Route de nuit - En attendant Pinault
Même la plus déprimante des berlines peut prendre une toute autre dimension après être passée entre les mains d'un artiste. La preuve avec Covering Hannah, oeuvre de Richard Prince.
Ça fait des semaines que l’on peut lire au fronton de la Bouse du Commerce, à Paris, la promesse d’une « ouverture prochaine » de la Fondation Pinault. Nous sommes au cœur de la capitale, aux abords du Forum des Halles, à deux pas des gargotes de fast food et des déballages de fringues bon marché.
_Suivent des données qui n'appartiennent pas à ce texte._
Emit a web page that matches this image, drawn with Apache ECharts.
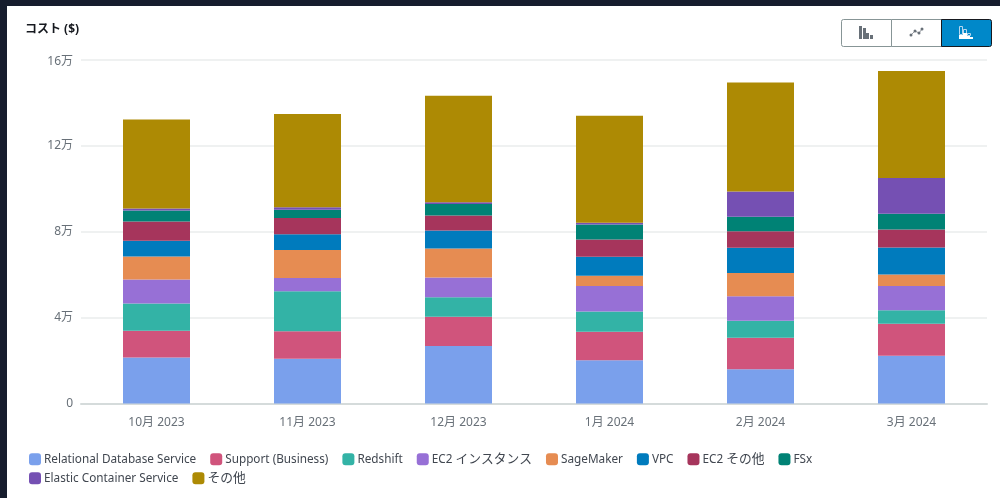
<!DOCTYPE html>
<html><head><meta charset="utf-8">
<style>html,body{margin:0;padding:0;background:#161d2d}#c{width:1000px;height:498px}</style>
<script src="https://cdn.jsdelivr.net/npm/echarts@6/dist/echarts.min.js"></script>
</head><body><div id="c"></div>
<script>
const categories = ['10月 2023','11月 2023','12月 2023','1月 2024','2月 2024','3月 2024'];
const rds      = [21400,20800,26800,20100,16000,22200];
const support  = [12500,12900,13600,13300,14600,15000];
const redshift = [12700,18600, 9100, 9500, 7900, 6200];
const ec2Inst  = [11200, 6200, 9200,11800,11500,11300];
const sagemaker= [10700,13000,13500, 4800,10800, 5400];
const vpc      = [ 7300, 7300, 8400, 8800,11800,12600];
const ec2Other = [ 9000, 7600, 7000, 8100, 7600, 8400];
const fsx      = [ 5100, 3900, 5300, 7000, 6800, 7300];
const ecs      = [  900, 1100,  800,  800,11800,16600];
const other    = [41500,43400,49700,49800,50700,49900];
const seriesNames = ['Relational Database Service','Support (Business)','Redshift','EC2 インスタンス','SageMaker','VPC','EC2 その他','FSx','Elastic Container Service','その他'];
const seriesValues = [rds,support,redshift,ec2Inst,sagemaker,vpc,ec2Other,fsx,ecs,other];
const colors = ['#7aa0ec','#d0547c','#33b3a6','#9770d6','#e68c52','#007bbd','#a6355c','#008275','#7550b3','#ad8a04'];
const FONT = '"Noto Sans","Noto Sans CJK JP",sans-serif';
const legendText = '#414750';
const legendBase = {orient:'horizontal',left:24,itemWidth:12,itemHeight:12,itemGap:14,icon:'roundRect',
  formatter:n=>n.replace(/[\u3040-\u9fff]+/g,m=>'{j|'+m+'}'),
  textStyle:{fontFamily:FONT,fontSize:11.75,color:legendText,padding:[0,0,0,-2],
    rich:{j:{fontFamily:FONT,fontSize:12.75,color:legendText}}}};
const gray='#687078';
const bar=(x,y,w,h,fill)=>({type:'rect',shape:{x,y,width:w,height:h},style:{fill},z:10});
const dot=(x,y)=>({type:'circle',shape:{cx:x,cy:y,r:1.5},style:{fill:gray},z:10});
const chart = echarts.init(document.getElementById('c'),null,{renderer:'canvas'});
chart.setOption({
  animation:false,
  backgroundColor:'#161d2d',
  color:colors,
  title:{text:'コスト ($)',left:20,top:19,textStyle:{fontFamily:FONT,fontSize:12,fontWeight:'bold',color:'#16191f'}},
  legend:[
    Object.assign({},legendBase,{top:448,data:seriesNames.slice(0,8)}),
    Object.assign({},legendBase,{top:467,data:seriesNames.slice(8)})
  ],
  grid:{left:81,right:13,top:60,bottom:94.5},
  xAxis:{type:'category',data:categories,
    axisLine:{lineStyle:{color:'#d5dbdb',width:2}},
    axisTick:{alignWithLabel:true,length:5,lineStyle:{color:'#eaeded',width:1}},
    axisLabel:{fontFamily:FONT,fontSize:12,color:gray,margin:13}},
  yAxis:{type:'value',min:0,max:160000,interval:40000,
    axisLine:{show:false},axisTick:{show:false},
    splitLine:{lineStyle:{color:'#eaeded',width:1.5}},
    axisLabel:{fontFamily:FONT,fontSize:12,color:gray,margin:8,verticalAlignMaxLabel:'middle',
      rich:{top:{fontFamily:FONT,fontSize:12,color:gray,padding:[4,0,0,0]}},
      formatter:v=>v===0?'0':(v===160000?'{top|'+(v/10000)+'万}':(v/10000)+'万')}},
  series:seriesNames.map((n,i)=>({name:n,type:'bar',stack:'cost',barWidth:67,data:seriesValues[i],
    itemStyle:{color:colors[i]}})),
  graphic:[
    {type:'rect',shape:{x:7,y:6,width:993,height:492},style:{fill:'#ffffff'},z:-1,silent:true},
    {type:'rect',shape:{x:841.5,y:19.5,width:50,height:27,r:[2,0,0,2]},style:{fill:'#fff',stroke:'#879596',lineWidth:1},z:9},
    {type:'rect',shape:{x:891.5,y:19.5,width:50,height:27},style:{fill:'#fff',stroke:'#879596',lineWidth:1},z:9},
    {type:'rect',shape:{x:941.5,y:19.5,width:50,height:27,r:[0,2,2,0]},style:{fill:'#0088c9',stroke:'#16191f',lineWidth:1},z:9},
    bar(859,26,3,13,gray),bar(863,28,3,11,gray),bar(866,33,3,6,gray),bar(870,35,3,4,gray),
    {type:'polyline',shape:{points:[[911,35],[915,31],[919,33],[922,29]]},style:{stroke:gray,lineWidth:0.7,fill:'none'},z:10},
    dot(911,35),dot(915,31),dot(919,33),dot(922,29),
    {type:'rect',shape:{x:959.5,y:26.5,width:3,height:8},style:{fill:'none',stroke:'#b7d6ef',lineWidth:1},z:10},
    {type:'rect',shape:{x:963.5,y:29.5,width:3,height:4},style:{fill:'none',stroke:'#b7d6ef',lineWidth:1},z:10},
    {type:'rect',shape:{x:967.5,y:33.5,width:3,height:2},style:{fill:'none',stroke:'#b7d6ef',lineWidth:1},z:10},
    bar(959,35,4,4,'#fff'),bar(963,33,4,6,'#fff'),bar(967,36,3,3,'#fff'),bar(970,37,3,2,'#fff')
  ]
});
</script></body></html>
Dans la peau d’un bâtiment du XVIII siècle, transfigurée (à l’intérieur) par le génial Tadao Ando, doit éclore d’un jour à l’autre un haut-lieu de l’art contemporain.
On ignore encore ce qui sera exposé sous cette coupole impeccable, quelles seront les œuvres choisies par le mécène au sein de sa foisonnante collection, mais on sait que même ceux qui salivent devant une BX et versent une larme au volant d’une Taunus pourraient y trouver leur compte.
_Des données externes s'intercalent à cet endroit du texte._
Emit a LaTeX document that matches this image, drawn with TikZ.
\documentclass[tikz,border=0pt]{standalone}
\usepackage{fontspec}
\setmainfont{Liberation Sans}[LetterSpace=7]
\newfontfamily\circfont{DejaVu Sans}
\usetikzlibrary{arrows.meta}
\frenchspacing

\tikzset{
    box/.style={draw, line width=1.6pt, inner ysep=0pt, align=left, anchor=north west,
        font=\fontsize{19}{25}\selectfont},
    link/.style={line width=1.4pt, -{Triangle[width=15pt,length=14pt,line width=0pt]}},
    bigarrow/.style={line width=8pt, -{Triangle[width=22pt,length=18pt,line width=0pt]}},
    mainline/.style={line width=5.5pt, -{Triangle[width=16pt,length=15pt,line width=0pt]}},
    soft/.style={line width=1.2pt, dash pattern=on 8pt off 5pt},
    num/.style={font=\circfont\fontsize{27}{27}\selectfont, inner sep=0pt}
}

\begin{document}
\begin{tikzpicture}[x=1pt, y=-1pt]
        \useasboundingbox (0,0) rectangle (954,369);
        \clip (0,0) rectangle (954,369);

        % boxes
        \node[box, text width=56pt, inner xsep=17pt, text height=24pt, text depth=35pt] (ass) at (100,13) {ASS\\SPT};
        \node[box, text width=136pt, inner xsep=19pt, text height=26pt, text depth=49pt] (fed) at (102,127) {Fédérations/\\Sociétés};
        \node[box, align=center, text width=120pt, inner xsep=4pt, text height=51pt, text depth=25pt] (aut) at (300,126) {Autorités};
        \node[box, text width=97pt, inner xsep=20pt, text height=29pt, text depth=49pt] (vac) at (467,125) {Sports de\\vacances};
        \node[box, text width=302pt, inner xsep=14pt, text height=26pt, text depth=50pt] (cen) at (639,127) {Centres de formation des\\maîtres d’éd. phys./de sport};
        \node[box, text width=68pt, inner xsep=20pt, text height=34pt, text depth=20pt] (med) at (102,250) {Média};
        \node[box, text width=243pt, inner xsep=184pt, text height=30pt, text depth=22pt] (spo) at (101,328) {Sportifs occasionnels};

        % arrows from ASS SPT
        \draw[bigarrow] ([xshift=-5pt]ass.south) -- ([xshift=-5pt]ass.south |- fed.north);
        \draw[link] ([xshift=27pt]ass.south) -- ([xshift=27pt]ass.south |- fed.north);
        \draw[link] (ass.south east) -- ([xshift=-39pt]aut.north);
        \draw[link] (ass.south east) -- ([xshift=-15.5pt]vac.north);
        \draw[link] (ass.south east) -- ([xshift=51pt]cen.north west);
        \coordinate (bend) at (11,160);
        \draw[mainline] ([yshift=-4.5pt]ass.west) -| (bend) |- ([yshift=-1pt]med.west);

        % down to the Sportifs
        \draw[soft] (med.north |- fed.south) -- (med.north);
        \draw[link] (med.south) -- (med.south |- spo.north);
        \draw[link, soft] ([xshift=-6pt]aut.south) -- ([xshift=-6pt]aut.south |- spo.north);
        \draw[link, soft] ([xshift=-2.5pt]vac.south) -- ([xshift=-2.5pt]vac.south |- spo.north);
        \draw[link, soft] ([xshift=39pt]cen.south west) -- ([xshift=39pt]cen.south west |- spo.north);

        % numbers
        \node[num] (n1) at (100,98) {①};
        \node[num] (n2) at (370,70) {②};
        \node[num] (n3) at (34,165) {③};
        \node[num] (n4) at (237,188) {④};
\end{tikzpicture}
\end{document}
Il existe dans la collection qui n’était jusqu’à présent visible qu’à Venise, une Buick Regal de 1987 sublimée par Richard Prince, 72 ans aux prunes. Pour rafraîchir la mémoire des oublieux, la Buick Regal est une caisse aussi déprimante qu’une Renault 11.
Mais le geste d’un artiste est capable de transfigurer n’importe quel objet fut-il désespérément ordinaire.
En l’occurrence, l’artiste en question ne manque pas d’humour. Richard Prince est un rebelle, un vieux soixante-huitard qui rumine ses obsessions et ses contestations depuis des lustres, un rebelle qui manifestait contre la guerre du Viêt-nam et qui continue de tourner en dérision la société de consommation, les fantasmes, le sexe. Et les Buick.
« Covering Hannah » - c’est le titre de l’œuvre qui date de 2008 - ne sublime pas la bagnole. Ce n’est pas une Art Car politiquement correcte, mais un support de rêves et de regrets.
Rien pour cette raison, ça nous ferait du bien de la voir se garer un jour devant la Bourse du Commerce.